Israel was immediately attacked by the neighboring Arab states, but won the war. The war came to an end in 1949 with the conclusion of armistice agreements between Israel and the Arab states which had attacked it. The armistice agreement concluded between Israel and Transjordan (now Jordan) resulted in the drawing of demarcation lines that allocated more land to Israel than had been recommended in UNGA Res. 181, including West Jerusalem.

After Israel had moved its capital to West Jerusalem, the State Department agreed to acceptance of the boundaries that enlarged Israel, except for the inclusion of West Jerusalem. It wanted to pursue the effort to establish the third entity recommended in the UNGA resolution: Jerusalem as a corpus separatum.
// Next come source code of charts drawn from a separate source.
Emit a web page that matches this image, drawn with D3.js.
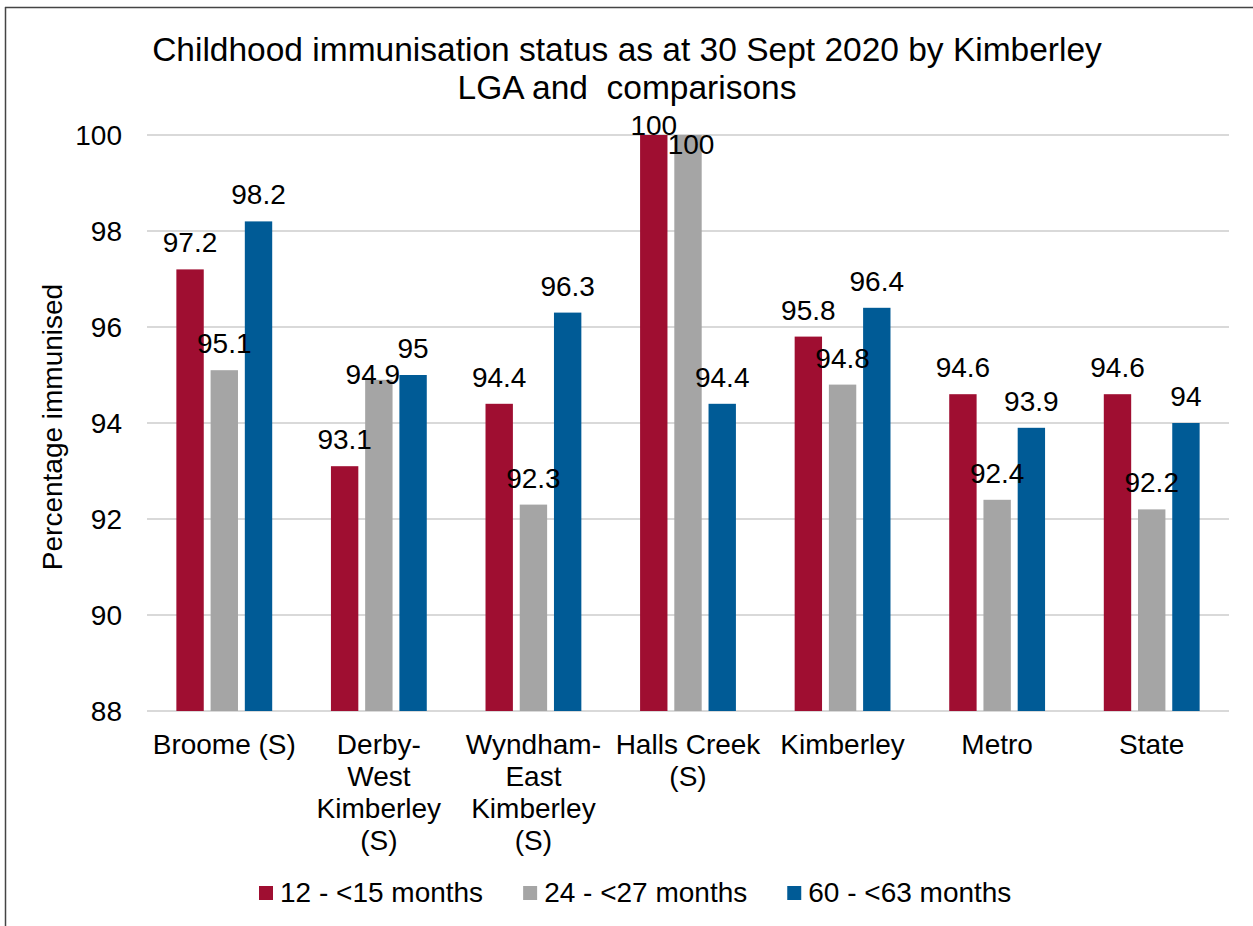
<!DOCTYPE html>
<html lang="en">
<head>
  <meta charset="UTF-8">
  <title>Childhood immunisation status</title>
  <script src="https://d3js.org/d3.v7.min.js"></script>
  <style>
    body { margin: 0; background: #fff; }
    svg { display: block; font-family: "Liberation Sans", Arial, sans-serif; }
  </style>
</head>
<body>
<svg width="1253" height="926"></svg>
<script>
// data
const categories = ["Broome (S)", "Derby-West Kimberley (S)", "Wyndham-East Kimberley (S)",
                    "Halls Creek (S)", "Kimberley", "Metro", "State"];
const categoryLines = [["Broome (S)"], ["Derby-", "West", "Kimberley", "(S)"],
                       ["Wyndham-", "East", "Kimberley", "(S)"], ["Halls Creek", "(S)"],
                       ["Kimberley"], ["Metro"], ["State"]];
const series = ["12 - <15 months", "24 - <27 months", "60 - <63 months"];
const months12 = [97.2, 93.1, 94.4, 100, 95.8, 94.6, 94.6];
const months24 = [95.1, 94.9, 92.3, 100, 94.8, 92.4, 92.2];
const months60 = [98.2, 95, 96.3, 94.4, 96.4, 93.9, 94];
const yTicks = [88, 90, 92, 94, 96, 98, 100];

const colors = ["#9f0e31", "#a5a5a5", "#005b96"];
const values = [months12, months24, months60];

// a few labels that were moved by hand in the original
const labelNudge = {
  "1|1": [-6, 21],
  "3|0": [0, 17],
  "3|1": [3, 36]
};

const svg = d3.select("svg");
const fs = 28;

// frame lines (left and top only)
svg.append("line").attr("x1", 5.5).attr("x2", 5.5).attr("y1", 7).attr("y2", 926)
  .attr("stroke", "#444").attr("stroke-width", 1.5);
svg.append("line").attr("x1", 5).attr("x2", 1253).attr("y1", 7.5).attr("y2", 7.5)
  .attr("stroke", "#444").attr("stroke-width", 1.5);

const x0 = d3.scaleBand().domain(categories).range([147, 1229])
  .paddingInner(0.38).paddingOuter(0.19);
const x1 = d3.scaleBand().domain(d3.range(series.length)).range([0, x0.bandwidth()])
  .paddingInner(0.2);
const y = d3.scaleLinear().domain([88, 100]).range([711, 135]);

// gridlines
svg.append("g").selectAll("line").data(yTicks).join("line")
  .attr("x1", 147).attr("x2", 1229)
  .attr("y1", d => y(d)).attr("y2", d => y(d))
  .attr("stroke", "#d9d9d9").attr("stroke-width", 2);

// y tick labels
svg.append("g").selectAll("text").data(yTicks).join("text")
  .attr("x", 122).attr("y", d => y(d)).attr("dy", "0.36em")
  .attr("text-anchor", "end").attr("font-size", fs).attr("fill", "#000")
  .text(d => d);

// bars
const rows = [];
categories.forEach((c, i) => {
  series.forEach((s, j) => rows.push({ c, i, j, v: values[j][i] }));
});

svg.append("g").selectAll("rect").data(rows).join("rect")
  .attr("x", d => x0(d.c) + x1(d.j))
  .attr("width", x1.bandwidth())
  .attr("y", d => y(d.v))
  .attr("height", d => y(88) - y(d.v))
  .attr("fill", d => colors[d.j]);

// value labels
svg.append("g").selectAll("text").data(rows).join("text")
  .attr("x", d => x0(d.c) + x1(d.j) + x1.bandwidth() / 2 + (labelNudge[d.i + "|" + d.j] || [0, 0])[0])
  .attr("y", d => y(d.v) - 17 + (labelNudge[d.i + "|" + d.j] || [0, 0])[1])
  .attr("text-anchor", "middle").attr("font-size", fs).attr("fill", "#000")
  .text(d => d.v);

// category labels
const cat = svg.append("g").selectAll("text").data(categories).join("text")
  .attr("text-anchor", "middle").attr("font-size", fs).attr("fill", "#000");
cat.each(function(c, i) {
  d3.select(this).selectAll("tspan").data(categoryLines[i]).join("tspan")
    .attr("x", x0(c) + x0.bandwidth() / 2)
    .attr("y", (d, k) => 754 + k * 32)
    .text(d => d);
});

// y axis title
svg.append("text")
  .attr("transform", "translate(62,427) rotate(-90)")
  .attr("text-anchor", "middle").attr("font-size", fs).attr("fill", "#000")
  .text("Percentage immunised");

// title
const title = svg.append("text").attr("text-anchor", "middle")
  .attr("font-size", 33.5).attr("fill", "#000");
title.append("tspan").attr("x", 627).attr("y", 61)
  .text("Childhood immunisation status as at 30 Sept 2020 by Kimberley");
title.append("tspan").attr("x", 627).attr("y", 99)
  .style("white-space", "pre")
  .text("LGA and  comparisons");

// legend
const legend = svg.append("g");
let lx = 259;
series.forEach((s, j) => {
  legend.append("rect").attr("x", lx).attr("y", 886).attr("width", 14).attr("height", 14)
    .attr("fill", colors[j]);
  const t = legend.append("text").attr("x", lx + 21).attr("y", 902)
    .attr("font-size", fs).attr("fill", "#000").text(s);
  lx += 21 + t.node().getComputedTextLength() + 40;
});
</script>
</body>
</html>
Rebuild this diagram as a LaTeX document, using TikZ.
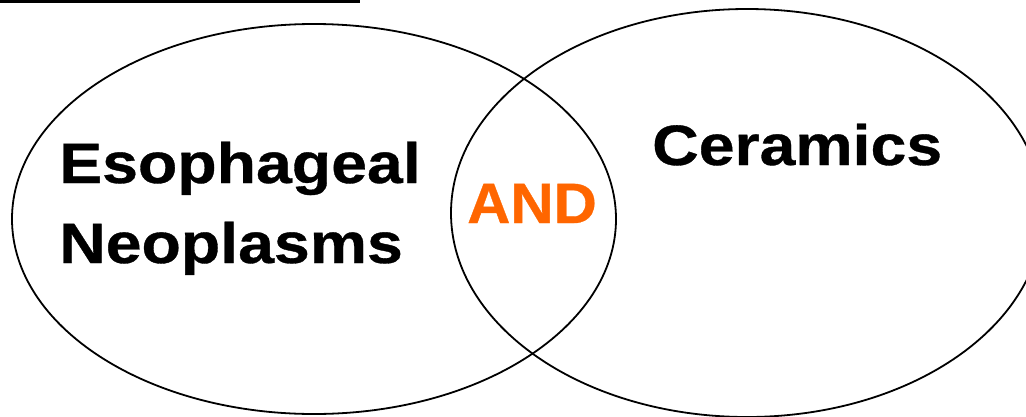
\documentclass[tikz,border=0pt]{standalone}
\usepackage{fontspec}
\usetikzlibrary{shapes.geometric}
\usepackage{xcolor}
\newfontfamily\termfont[FakeStretch=1.13, FakeBold=0.6]{Liberation Sans}
\newfontfamily\opfont[FakeStretch=1.05, FakeBold=0.6]{Liberation Sans}
\definecolor{andorange}{HTML}{FF6600}

\begin{document}
\begin{tikzpicture}[x=1pt, y=-1pt, set/.style = {draw, ellipse, line width=1.8pt, inner sep=0pt}, term/.style = {inner sep=0pt, anchor=base west, align=left, font=\termfont\bfseries\fontsize{57}{80}\selectfont}]
  \useasboundingbox (0,0) rectangle (1026,416);
  \node[set, minimum width=604pt, minimum height=390pt] (neo) at (314,219) {};
  \node[set, minimum width=592pt, minimum height=408pt] (cer) at (747,213) {};
  \coordinate (bar1) at (0,1.6);
  \coordinate (bar2) at (360,1.6);
  \draw[line width=3.3pt] (bar1) -- (bar2);
  % base anchor sits on the last line
  \node[term] (eso) at (59,263) {Esophageal\\Neoplasms};
  \node[term] (cera) at (652,165) {Ceramics};
  \node[inner sep=0pt, anchor=base west, text=andorange, font=\opfont\bfseries\fontsize{57}{80}\selectfont] (and) at (467,223) {AND};
\end{tikzpicture}
\end{document}
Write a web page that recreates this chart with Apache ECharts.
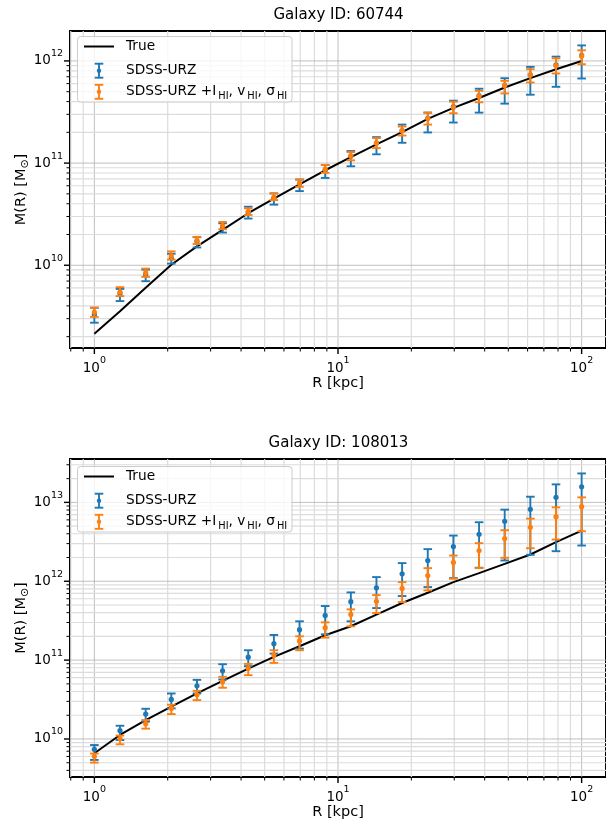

It urged that the U.S. not recognize West Jerusalem as part of Israel and not establish a U.S. Embassy there. The White House did not disagree with that recommendation.

In the years immediately following Israel’s war of independence, efforts were indeed undertaken by U.N. entities to establish Jerusalem as a corpus separatum. But the Arab states as well as Israel were opposed. By 1954 it was clear that the proposed third entity would not be established.

The idea had been overtaken by events. The city remained divided: West Jerusalem as part of Israel, East Jerusalem as part of Jordan. Efforts to create the corpus separatum were given up and West Jerusalem was indeed considered part of Israel. U.S. Embassy personnel stationed in Tel Aviv would travel consistently to West Jerusalem for contact with the appropriate Israeli government agencies.

At that point it would have been logically and legally appropriate to recognize West Jerusalem as part of Israel and move the U.S. Embassy there. But the Eisenhower administration, with John Foster Dulles as secretary of State, was greatly concerned about Soviet penetration of the Arab world and wanted to avoid a step that would antagonize the Arab states.

It is thus the Cold War situation in 1954 that caused the United States to create an exception in the case of Israel to its worldwide policy regarding the location of U.S. Embassies, by maintaining an embassy in a city other than the country’s declared capital.

Thus the policy that has been followed for the past 63 years was based on the Cold War concerns of 1954 — now obviously no longer relevant. As the years passed, the original reason for this glaring anomaly appears to have been forgotten.

It is also worth noting in this context that in 1974 the United States established diplomatic relations with the German Democratic Republic (Communist East Germany). The German Democratic Republic (GDR), had been established in 1949 under the auspices of the Soviet Union. It consisted of what had been the Soviet Zone of Occupation of Germany and the Soviet Sector of Berlin.

Under an agreement reached between the Soviet Union and the Western powers, France, the U.K. and the U.S. in 1945, decisions regarding Berlin were to be made by consensus of the four occupying powers. The Western powers had not agreed to the incorporation of East Berlin into the GDR, but it was nevertheless incorporated into the GDR and was established as the capital of East Germany. When, in 1974, the U.S. established diplomatic relations with the GDR, the U.S. Embassy to the GDR was located in East Berlin, the capital of the GDR, even though we did not recognize East Berlin as a part of the GDR.

Mr. Trump’s official recognition of Jerusalem as the capital of Israel was a recognition of fact, and the carrying out of a congressional mandate dating back to 1995 (not to mention the fulfillment of a campaign promise). The act of recognition does not determine what the ultimate boundaries of Jerusalem will be. It means simply that the United States recognizes that West Jerusalem is part of Israel. That reality has simply not been understood by those who have raised hackles and protests in Europe, in the Middle East, and elsewhere (though apparently not as much as had been feared).

What needs to be understood is that Mr. Trump’s action is not a special favor granted to the State of Israel. It is a matter of ending a policy of discriminating against the State of Israel, which has been the only country worldwide in which the U.S. Embassy is located in a city other than the country’s capital.

Richard Schifter, former deputy U.S. ambassador at the United Nations, is founder and chairman of the board of the American Jewish International Relations Institute.